Negative actions by Stalin are sometimes viewed as being necessary and justified in order to create a strong Soviet Union, in order to be able to eventually defeat "Nazi Germany", which is viewed as having planned to attack and genocide the Slavs. This ignores that Stalin committed numerous atrocities before Hitler gained power. Another problem with this view is that Stalin personally had a large responsibility for the early enormous Soviet military defeats, such as by ignoring several warnings of an imminent German attack. Such a view is also dependent on the politically correct views on Lebensraum and subhumans, which have been criticized. See the articles on these topics.

A more negative view of Stalin has been argued by Viktor Suvorov and others who have argued that Stalin from the start was planning not defensively but offensively and was always planing to start a new World War of conquest for Communism. This may be associated with views such as Stalin in the beginning secretly supporting the National Socialists (even helping them come to power), with the intention of inciting a devastating war similar to World War I between Germany and other capitalist countries. This would cause the capitalist countries to be greatly weakened, ripe with internal unrest, and then easily conquered by later Communist invasions and internal Communist uprisings. See Soviet offensive plans controversy.

Stalin's relationship to Jews has often been discussed. He has been seen as anti-Semitic for reasons such as his alliance with Hitler, his campaigns against the Jewish Trotsky and claimed "Trotskyists" (many of whom were Jews), the Great Purge that also reduced the Jewish influence (and increased long repressed Russian influence), and argued increasing suspicions of Jewish loyalty and anti-Semitic campaigns in association with the creation of Israel. On the other hand, he had a son and daughter who married Jews, he had important Jewish associates and allies (including against Trotsky), he was himself from a non-Russian ethnic minority and thus likely not a covert Russian nationalist, and his argued anti-Semitic actions have been seen as due to general paranoia rather than due to a particular dislike of Jews. Supporters of the view that Stalin was always planning for a future World War of conquest have argued that the reduction of Jewish influence (and increase of Russian influence) was done in order to achieve a temporary alliance with Hitler and in order to increase Russian support for the regime during the planned future war.

Stalin is often viewed as having been much worse than Lenin and Trotsky, despite many of the same problems existing when Lenin and Trotsky were in power (famine and mass starvation, mass executions, labor camps in Siberia, red terror, secret police, and so on).

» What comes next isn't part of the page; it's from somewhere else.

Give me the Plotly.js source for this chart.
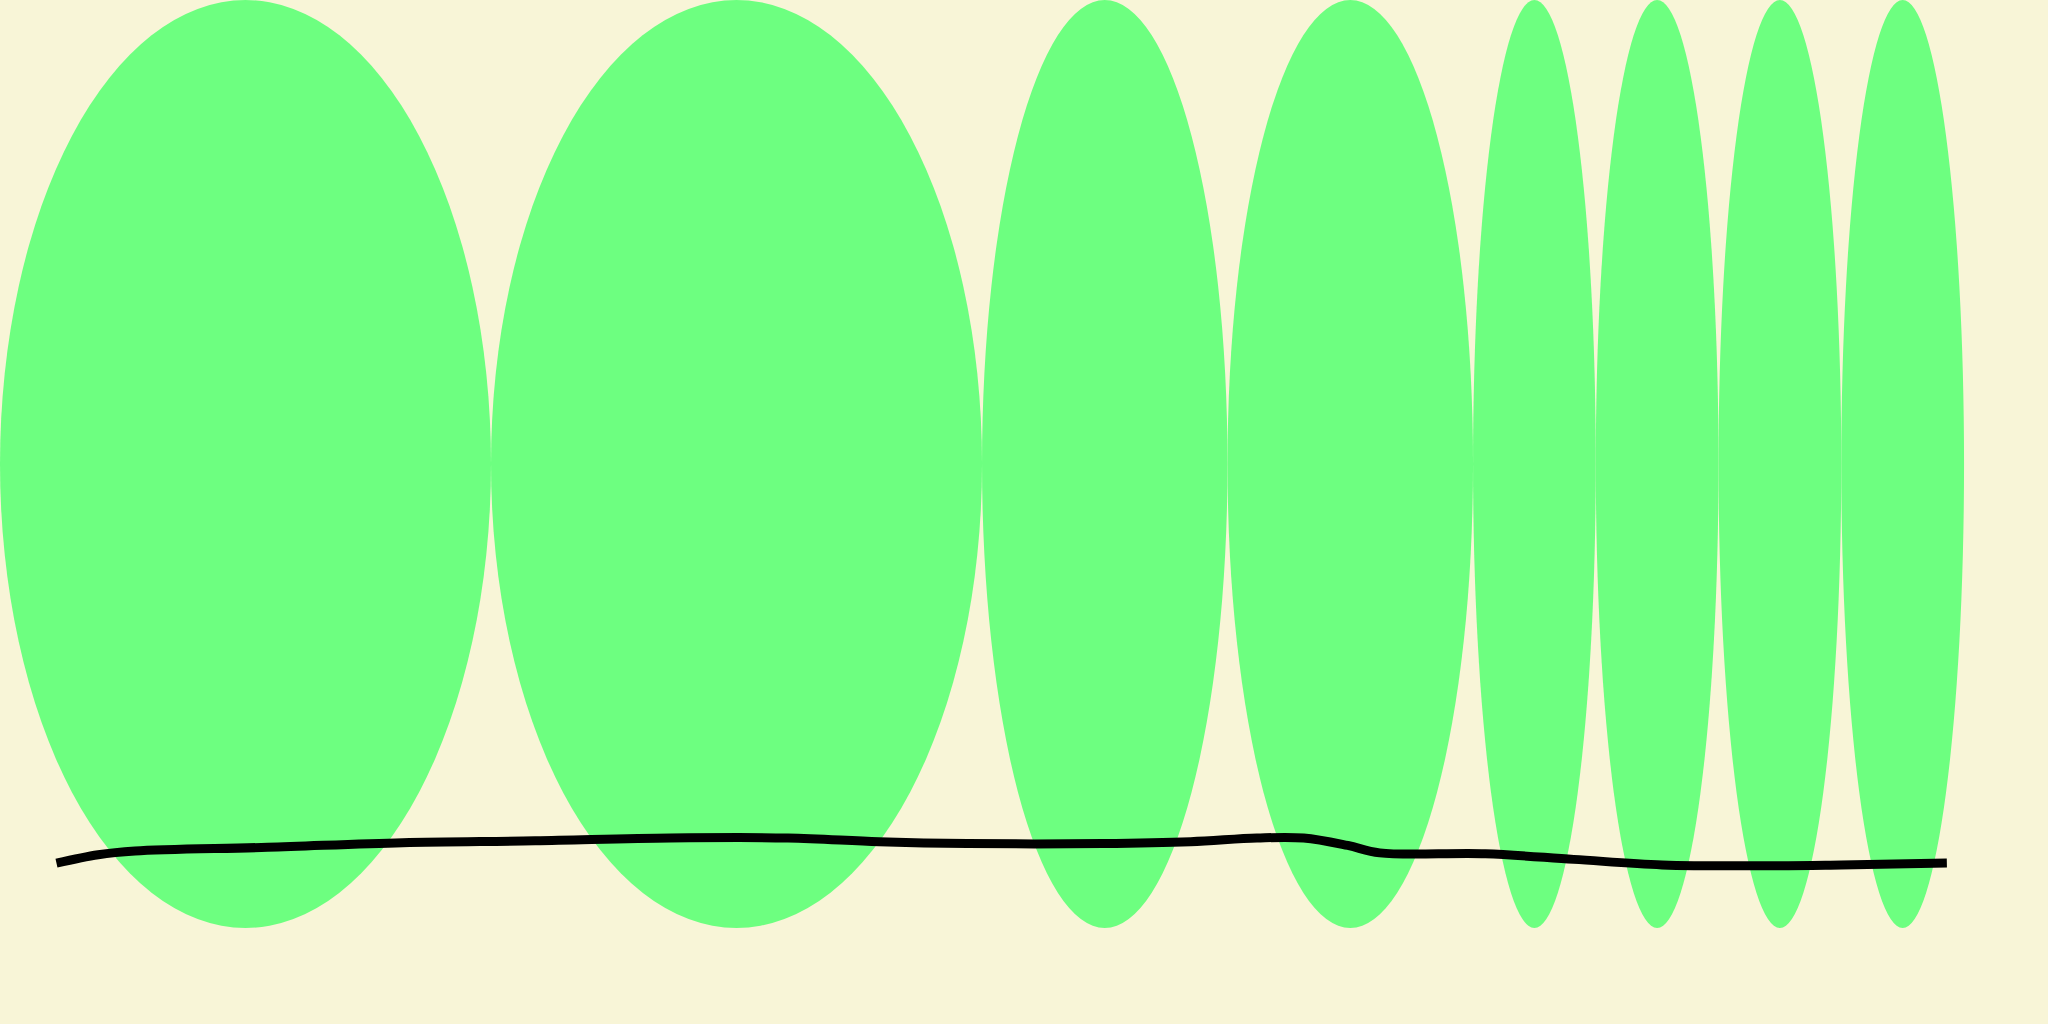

This may be related his argued anti-Semitism and Stalin, unlike Lenin, on a large scale persecuting fellow Communists. Stalin also instituted some policies that may have been unpopular among leftist historians, such as outlawing abortion and homosexuality, reducing anti-Christian and anti-religious persecutions during WWII, and favoring socialist realism in the arts.

Stalin has often been argued to have been assassinated in 1953. Speculations have included that this was stop a planned anti-Semitic purge and deportation of Jews. Thus, it has been stated that in 1953 "the Kremlin ordered the construction of four giant prison camps in Kazakhstan, Siberia and the Arctic north, apparently in preparation for a second great terror -- this time directed at the millions of Soviet citizens of Jewish descent."[6][7]

Some Holocaust revisionists have argued that Stalin already before this was responsible for more limited deportations and mass deaths of Jews. See Soviet deportation of some of the Jews allegedly killed during the Holocaust theory.